* _DATA_
╭──
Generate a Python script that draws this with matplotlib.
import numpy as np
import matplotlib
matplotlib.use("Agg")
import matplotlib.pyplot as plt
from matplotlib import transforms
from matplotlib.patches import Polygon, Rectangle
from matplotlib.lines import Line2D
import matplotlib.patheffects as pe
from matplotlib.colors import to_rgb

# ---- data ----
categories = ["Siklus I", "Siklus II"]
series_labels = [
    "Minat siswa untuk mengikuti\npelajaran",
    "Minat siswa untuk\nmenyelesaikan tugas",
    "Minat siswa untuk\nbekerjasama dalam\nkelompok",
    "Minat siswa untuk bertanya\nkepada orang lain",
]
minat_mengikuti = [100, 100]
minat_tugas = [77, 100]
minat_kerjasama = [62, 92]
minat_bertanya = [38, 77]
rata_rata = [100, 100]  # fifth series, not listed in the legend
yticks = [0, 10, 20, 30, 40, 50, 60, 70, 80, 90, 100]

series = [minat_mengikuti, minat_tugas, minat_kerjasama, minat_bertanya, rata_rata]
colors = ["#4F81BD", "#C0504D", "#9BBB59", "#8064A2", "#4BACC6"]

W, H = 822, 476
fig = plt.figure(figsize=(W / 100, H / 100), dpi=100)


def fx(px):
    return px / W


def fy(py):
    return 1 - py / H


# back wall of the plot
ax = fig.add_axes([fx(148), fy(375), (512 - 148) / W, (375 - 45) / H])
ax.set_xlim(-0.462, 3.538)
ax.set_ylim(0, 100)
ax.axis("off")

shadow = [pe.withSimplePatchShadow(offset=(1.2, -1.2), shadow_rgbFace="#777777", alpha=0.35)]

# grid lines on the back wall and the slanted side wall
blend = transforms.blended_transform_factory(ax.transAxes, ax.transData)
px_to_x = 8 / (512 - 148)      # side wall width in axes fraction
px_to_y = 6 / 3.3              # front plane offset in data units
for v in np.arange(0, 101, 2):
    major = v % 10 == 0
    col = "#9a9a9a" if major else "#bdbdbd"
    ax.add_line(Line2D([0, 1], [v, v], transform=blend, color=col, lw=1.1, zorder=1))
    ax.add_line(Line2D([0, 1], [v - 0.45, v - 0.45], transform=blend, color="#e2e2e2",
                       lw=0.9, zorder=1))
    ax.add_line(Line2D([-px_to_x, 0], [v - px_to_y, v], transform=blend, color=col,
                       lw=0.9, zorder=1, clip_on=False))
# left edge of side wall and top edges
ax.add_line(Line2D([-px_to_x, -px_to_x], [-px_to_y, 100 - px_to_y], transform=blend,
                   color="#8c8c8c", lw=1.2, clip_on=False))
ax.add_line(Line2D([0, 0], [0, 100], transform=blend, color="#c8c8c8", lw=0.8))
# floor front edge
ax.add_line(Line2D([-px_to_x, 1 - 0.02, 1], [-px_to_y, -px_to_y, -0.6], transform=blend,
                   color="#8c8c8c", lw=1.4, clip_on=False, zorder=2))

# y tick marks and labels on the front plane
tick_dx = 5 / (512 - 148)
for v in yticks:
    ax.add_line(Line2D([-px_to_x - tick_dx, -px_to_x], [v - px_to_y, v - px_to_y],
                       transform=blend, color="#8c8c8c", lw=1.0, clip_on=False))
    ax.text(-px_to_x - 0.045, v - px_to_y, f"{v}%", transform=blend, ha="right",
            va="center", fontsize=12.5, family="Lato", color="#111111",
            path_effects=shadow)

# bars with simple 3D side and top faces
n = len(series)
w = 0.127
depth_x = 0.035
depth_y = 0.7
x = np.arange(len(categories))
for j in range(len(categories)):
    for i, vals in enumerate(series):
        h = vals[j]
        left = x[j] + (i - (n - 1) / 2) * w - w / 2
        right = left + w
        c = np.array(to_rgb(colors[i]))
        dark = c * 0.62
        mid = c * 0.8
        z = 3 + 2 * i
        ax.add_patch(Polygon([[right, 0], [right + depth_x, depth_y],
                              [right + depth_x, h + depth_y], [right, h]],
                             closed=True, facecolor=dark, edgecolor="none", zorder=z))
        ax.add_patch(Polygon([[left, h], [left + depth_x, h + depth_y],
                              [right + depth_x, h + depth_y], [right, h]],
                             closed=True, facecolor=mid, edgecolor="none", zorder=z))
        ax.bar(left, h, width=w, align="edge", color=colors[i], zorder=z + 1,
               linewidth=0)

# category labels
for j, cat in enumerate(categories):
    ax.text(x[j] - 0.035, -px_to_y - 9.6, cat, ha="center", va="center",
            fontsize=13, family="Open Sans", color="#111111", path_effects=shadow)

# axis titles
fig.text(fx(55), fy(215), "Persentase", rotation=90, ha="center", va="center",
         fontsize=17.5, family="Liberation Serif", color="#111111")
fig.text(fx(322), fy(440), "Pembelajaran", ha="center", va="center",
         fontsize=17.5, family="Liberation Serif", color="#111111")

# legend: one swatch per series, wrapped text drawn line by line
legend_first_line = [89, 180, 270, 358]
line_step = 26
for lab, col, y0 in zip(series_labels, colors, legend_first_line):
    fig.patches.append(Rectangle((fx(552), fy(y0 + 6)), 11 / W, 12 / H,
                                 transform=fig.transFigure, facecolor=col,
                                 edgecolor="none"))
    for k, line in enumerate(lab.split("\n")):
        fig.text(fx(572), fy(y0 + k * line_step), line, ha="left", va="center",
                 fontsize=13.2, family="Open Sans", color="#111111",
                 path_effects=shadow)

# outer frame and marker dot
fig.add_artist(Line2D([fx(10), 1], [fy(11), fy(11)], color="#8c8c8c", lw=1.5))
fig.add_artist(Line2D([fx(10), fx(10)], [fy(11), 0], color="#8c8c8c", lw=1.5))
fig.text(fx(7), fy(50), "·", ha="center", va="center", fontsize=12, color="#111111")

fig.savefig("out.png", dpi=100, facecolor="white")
╰──
╭──
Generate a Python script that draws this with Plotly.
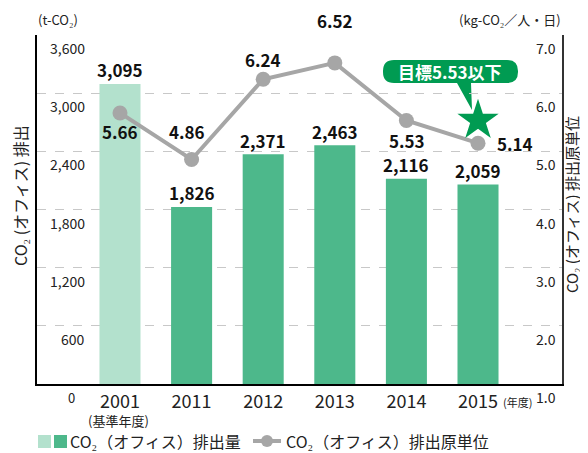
╰──
* _WHAT IS NEEDED_
Exactly the lines from the line that has "Generate a Python script that draws this with matplotlib." through the line that has "from matplotlib.colors import to_rgb" are to be repeated, both included, with nothing added.

* _FULL RESPONSE_
Generate a Python script that draws this with matplotlib.
import numpy as np
import matplotlib
matplotlib.use("Agg")
import matplotlib.pyplot as plt
from matplotlib import transforms
from matplotlib.patches import Polygon, Rectangle
from matplotlib.lines import Line2D
import matplotlib.patheffects as pe
from matplotlib.colors import to_rgb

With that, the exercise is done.